Data for this exercise:
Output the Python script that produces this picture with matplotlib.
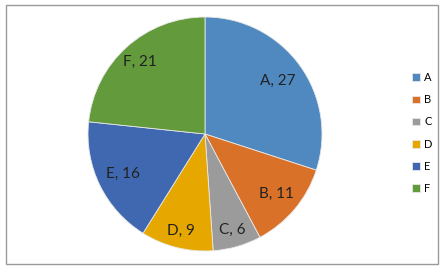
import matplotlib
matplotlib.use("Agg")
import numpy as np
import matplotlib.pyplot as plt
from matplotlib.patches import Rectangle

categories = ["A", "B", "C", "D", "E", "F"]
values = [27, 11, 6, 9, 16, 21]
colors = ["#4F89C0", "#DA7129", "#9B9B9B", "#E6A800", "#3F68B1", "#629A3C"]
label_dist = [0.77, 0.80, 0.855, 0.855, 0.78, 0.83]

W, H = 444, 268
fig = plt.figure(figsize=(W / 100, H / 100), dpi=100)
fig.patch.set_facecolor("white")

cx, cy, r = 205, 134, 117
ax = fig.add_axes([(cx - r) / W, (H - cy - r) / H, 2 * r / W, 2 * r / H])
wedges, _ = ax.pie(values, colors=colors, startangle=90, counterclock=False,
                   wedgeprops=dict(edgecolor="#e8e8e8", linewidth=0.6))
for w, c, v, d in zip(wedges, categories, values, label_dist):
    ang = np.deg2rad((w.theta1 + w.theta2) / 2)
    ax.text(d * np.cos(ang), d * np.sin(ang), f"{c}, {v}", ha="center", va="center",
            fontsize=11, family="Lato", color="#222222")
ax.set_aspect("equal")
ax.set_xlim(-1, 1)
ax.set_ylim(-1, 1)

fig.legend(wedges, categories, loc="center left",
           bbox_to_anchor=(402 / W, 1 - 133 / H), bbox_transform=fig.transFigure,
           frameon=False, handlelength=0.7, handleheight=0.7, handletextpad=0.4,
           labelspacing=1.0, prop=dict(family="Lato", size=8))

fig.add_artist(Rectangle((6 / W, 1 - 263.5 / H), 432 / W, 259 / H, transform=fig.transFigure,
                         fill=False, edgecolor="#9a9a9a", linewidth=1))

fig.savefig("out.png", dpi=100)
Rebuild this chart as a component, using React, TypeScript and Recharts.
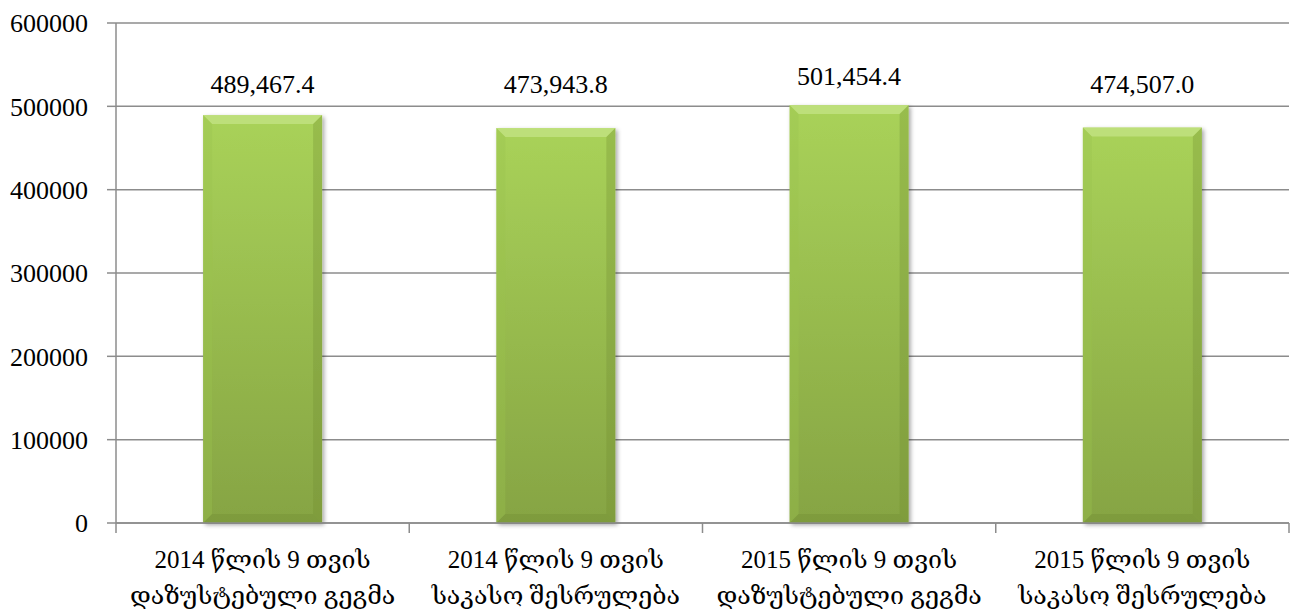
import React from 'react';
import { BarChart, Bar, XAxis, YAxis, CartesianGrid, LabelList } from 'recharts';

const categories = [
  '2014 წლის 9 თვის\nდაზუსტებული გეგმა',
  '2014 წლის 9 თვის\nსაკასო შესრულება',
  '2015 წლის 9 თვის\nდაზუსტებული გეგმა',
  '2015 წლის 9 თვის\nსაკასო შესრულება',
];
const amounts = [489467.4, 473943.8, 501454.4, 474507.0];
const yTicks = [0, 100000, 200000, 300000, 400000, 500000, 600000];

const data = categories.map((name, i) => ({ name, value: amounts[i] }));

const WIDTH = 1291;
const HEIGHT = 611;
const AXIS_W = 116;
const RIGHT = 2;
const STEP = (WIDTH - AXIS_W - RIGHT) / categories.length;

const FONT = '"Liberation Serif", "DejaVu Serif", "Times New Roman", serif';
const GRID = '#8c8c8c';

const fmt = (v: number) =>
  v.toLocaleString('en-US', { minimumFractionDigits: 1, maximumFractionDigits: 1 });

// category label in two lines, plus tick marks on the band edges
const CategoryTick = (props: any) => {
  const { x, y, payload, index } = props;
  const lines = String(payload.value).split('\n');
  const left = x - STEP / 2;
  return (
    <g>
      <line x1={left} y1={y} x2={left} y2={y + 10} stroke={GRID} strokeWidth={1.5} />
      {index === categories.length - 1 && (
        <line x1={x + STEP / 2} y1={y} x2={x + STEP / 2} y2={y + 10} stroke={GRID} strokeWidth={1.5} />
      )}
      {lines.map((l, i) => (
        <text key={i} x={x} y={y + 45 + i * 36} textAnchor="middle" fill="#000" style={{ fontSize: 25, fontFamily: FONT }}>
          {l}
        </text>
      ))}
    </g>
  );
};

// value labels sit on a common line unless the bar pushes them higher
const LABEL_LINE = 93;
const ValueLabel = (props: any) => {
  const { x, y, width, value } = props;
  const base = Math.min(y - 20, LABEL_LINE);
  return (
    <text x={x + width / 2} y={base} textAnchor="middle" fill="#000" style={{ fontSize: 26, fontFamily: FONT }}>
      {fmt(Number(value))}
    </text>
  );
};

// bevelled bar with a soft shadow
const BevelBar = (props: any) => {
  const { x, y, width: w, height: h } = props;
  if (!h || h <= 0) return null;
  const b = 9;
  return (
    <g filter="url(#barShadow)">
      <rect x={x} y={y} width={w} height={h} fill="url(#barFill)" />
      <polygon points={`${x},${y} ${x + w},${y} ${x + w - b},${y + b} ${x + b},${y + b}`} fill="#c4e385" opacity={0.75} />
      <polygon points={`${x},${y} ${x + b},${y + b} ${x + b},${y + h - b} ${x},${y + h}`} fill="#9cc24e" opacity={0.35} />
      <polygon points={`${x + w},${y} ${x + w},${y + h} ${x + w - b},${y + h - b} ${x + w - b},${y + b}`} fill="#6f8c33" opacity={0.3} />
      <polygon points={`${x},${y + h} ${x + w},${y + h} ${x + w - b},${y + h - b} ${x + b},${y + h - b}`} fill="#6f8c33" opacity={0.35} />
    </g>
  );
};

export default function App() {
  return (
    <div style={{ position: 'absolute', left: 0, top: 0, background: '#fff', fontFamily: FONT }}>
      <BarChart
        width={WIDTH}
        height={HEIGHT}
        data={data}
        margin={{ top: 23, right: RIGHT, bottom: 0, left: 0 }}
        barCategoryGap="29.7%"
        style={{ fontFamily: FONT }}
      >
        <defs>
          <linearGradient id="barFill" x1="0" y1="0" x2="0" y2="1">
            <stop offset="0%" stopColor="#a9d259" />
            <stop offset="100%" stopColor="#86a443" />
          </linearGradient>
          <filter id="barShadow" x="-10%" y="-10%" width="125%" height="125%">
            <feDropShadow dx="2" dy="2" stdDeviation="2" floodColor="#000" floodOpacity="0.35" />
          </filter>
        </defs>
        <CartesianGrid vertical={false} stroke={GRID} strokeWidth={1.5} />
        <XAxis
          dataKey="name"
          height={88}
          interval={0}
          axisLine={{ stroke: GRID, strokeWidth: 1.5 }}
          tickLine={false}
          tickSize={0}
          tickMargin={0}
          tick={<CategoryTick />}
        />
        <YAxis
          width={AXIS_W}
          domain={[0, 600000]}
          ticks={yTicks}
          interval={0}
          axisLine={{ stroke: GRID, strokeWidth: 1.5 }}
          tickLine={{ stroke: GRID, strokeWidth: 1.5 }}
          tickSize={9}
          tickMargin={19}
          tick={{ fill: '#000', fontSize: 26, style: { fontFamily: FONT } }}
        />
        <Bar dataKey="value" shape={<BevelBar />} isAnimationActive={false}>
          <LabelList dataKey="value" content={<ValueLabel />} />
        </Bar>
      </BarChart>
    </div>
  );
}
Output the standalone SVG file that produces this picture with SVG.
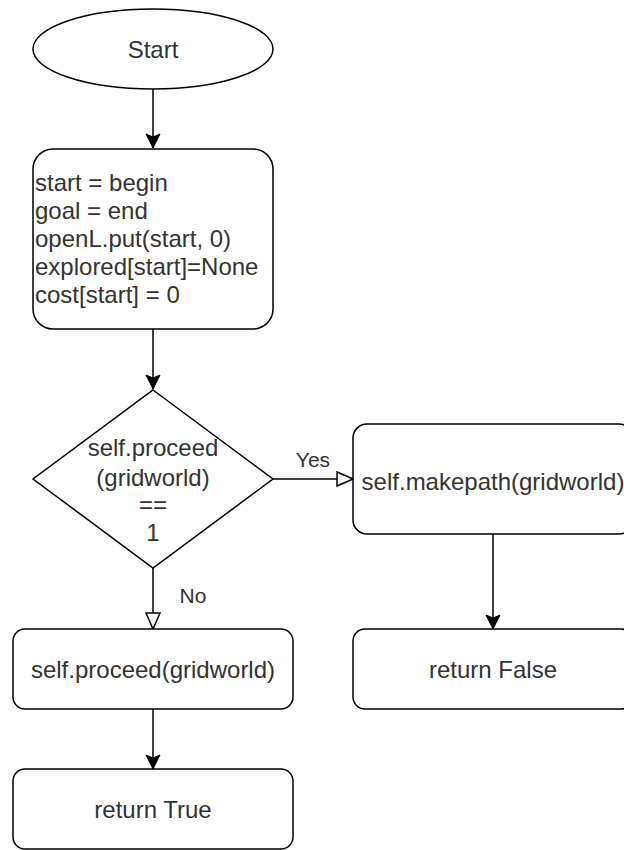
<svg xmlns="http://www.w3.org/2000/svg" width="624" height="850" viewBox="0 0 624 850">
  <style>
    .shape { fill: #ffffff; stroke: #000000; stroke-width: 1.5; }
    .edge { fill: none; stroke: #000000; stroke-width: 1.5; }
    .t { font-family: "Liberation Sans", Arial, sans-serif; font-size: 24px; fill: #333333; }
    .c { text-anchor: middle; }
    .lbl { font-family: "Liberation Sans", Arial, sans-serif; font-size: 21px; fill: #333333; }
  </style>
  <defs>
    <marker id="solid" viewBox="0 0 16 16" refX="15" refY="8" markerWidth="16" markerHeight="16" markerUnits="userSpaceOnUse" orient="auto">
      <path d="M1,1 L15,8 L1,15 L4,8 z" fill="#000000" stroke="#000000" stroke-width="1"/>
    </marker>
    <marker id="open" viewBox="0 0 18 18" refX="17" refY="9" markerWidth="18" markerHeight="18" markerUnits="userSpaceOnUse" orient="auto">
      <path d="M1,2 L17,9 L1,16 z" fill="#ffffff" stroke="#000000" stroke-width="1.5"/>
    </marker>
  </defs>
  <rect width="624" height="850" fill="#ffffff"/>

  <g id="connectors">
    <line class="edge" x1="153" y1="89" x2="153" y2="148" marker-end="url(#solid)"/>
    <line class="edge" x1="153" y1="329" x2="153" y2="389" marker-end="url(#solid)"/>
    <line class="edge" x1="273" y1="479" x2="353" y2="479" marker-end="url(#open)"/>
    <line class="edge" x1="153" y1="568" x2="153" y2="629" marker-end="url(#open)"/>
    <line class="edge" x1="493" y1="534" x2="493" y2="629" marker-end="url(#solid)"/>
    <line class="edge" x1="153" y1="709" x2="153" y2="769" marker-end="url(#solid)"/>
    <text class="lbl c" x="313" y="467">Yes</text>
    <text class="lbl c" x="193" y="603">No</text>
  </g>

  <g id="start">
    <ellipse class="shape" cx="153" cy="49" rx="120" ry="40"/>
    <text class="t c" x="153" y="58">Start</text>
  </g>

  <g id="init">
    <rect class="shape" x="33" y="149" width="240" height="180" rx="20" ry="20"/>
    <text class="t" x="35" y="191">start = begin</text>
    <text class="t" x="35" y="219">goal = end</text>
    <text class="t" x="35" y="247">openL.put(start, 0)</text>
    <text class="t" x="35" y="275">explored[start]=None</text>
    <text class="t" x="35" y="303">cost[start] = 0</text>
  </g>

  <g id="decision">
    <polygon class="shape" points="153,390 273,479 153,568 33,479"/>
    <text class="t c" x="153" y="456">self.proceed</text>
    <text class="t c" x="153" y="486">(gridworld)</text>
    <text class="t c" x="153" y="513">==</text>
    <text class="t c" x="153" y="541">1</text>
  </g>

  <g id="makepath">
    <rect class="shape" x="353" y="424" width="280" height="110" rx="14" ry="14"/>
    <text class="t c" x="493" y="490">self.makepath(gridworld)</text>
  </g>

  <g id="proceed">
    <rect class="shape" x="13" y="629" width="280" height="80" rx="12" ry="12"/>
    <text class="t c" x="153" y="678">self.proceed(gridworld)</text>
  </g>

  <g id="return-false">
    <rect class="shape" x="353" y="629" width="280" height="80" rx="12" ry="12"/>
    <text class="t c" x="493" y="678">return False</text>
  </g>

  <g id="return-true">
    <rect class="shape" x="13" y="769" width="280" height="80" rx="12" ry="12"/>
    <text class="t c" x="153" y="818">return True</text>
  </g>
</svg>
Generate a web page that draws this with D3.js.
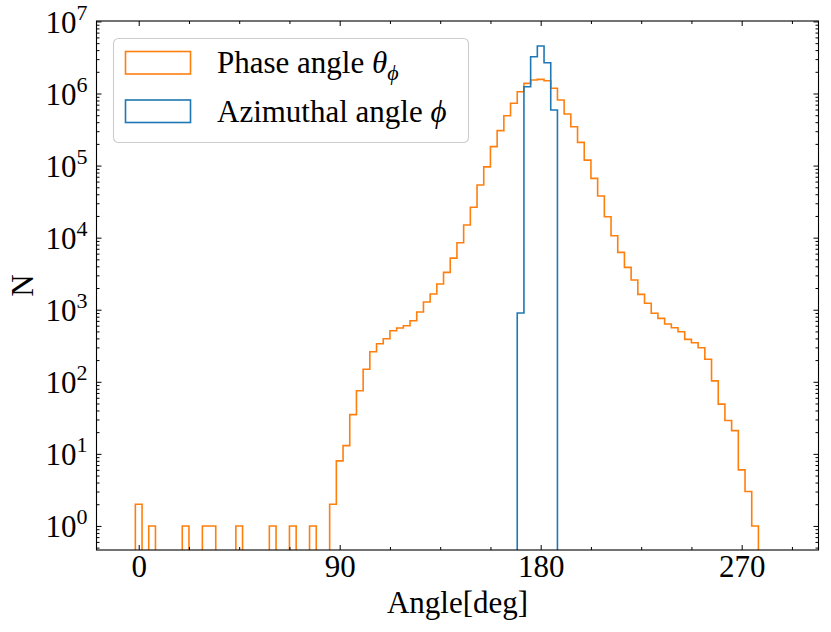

Problem requirements: Restate word for word the lines that begin at the one with "Rebuild this chart" and end at the one with "const STEP = (WIDTH", including both, and leave every picture aside.

Problem solution:
Rebuild this chart as a component, using React, TypeScript and Recharts.
import React from 'react';
import { BarChart, Bar, XAxis, YAxis, CartesianGrid, LabelList } from 'recharts';

const categories = [
  '2014 წლის 9 თვის\nდაზუსტებული გეგმა',
  '2014 წლის 9 თვის\nსაკასო შესრულება',
  '2015 წლის 9 თვის\nდაზუსტებული გეგმა',
  '2015 წლის 9 თვის\nსაკასო შესრულება',
];
const amounts = [489467.4, 473943.8, 501454.4, 474507.0];
const yTicks = [0, 100000, 200000, 300000, 400000, 500000, 600000];

const data = categories.map((name, i) => ({ name, value: amounts[i] }));

const WIDTH = 1291;
const HEIGHT = 611;
const AXIS_W = 116;
const RIGHT = 2;
const STEP = (WIDTH - AXIS_W - RIGHT) / categories.length;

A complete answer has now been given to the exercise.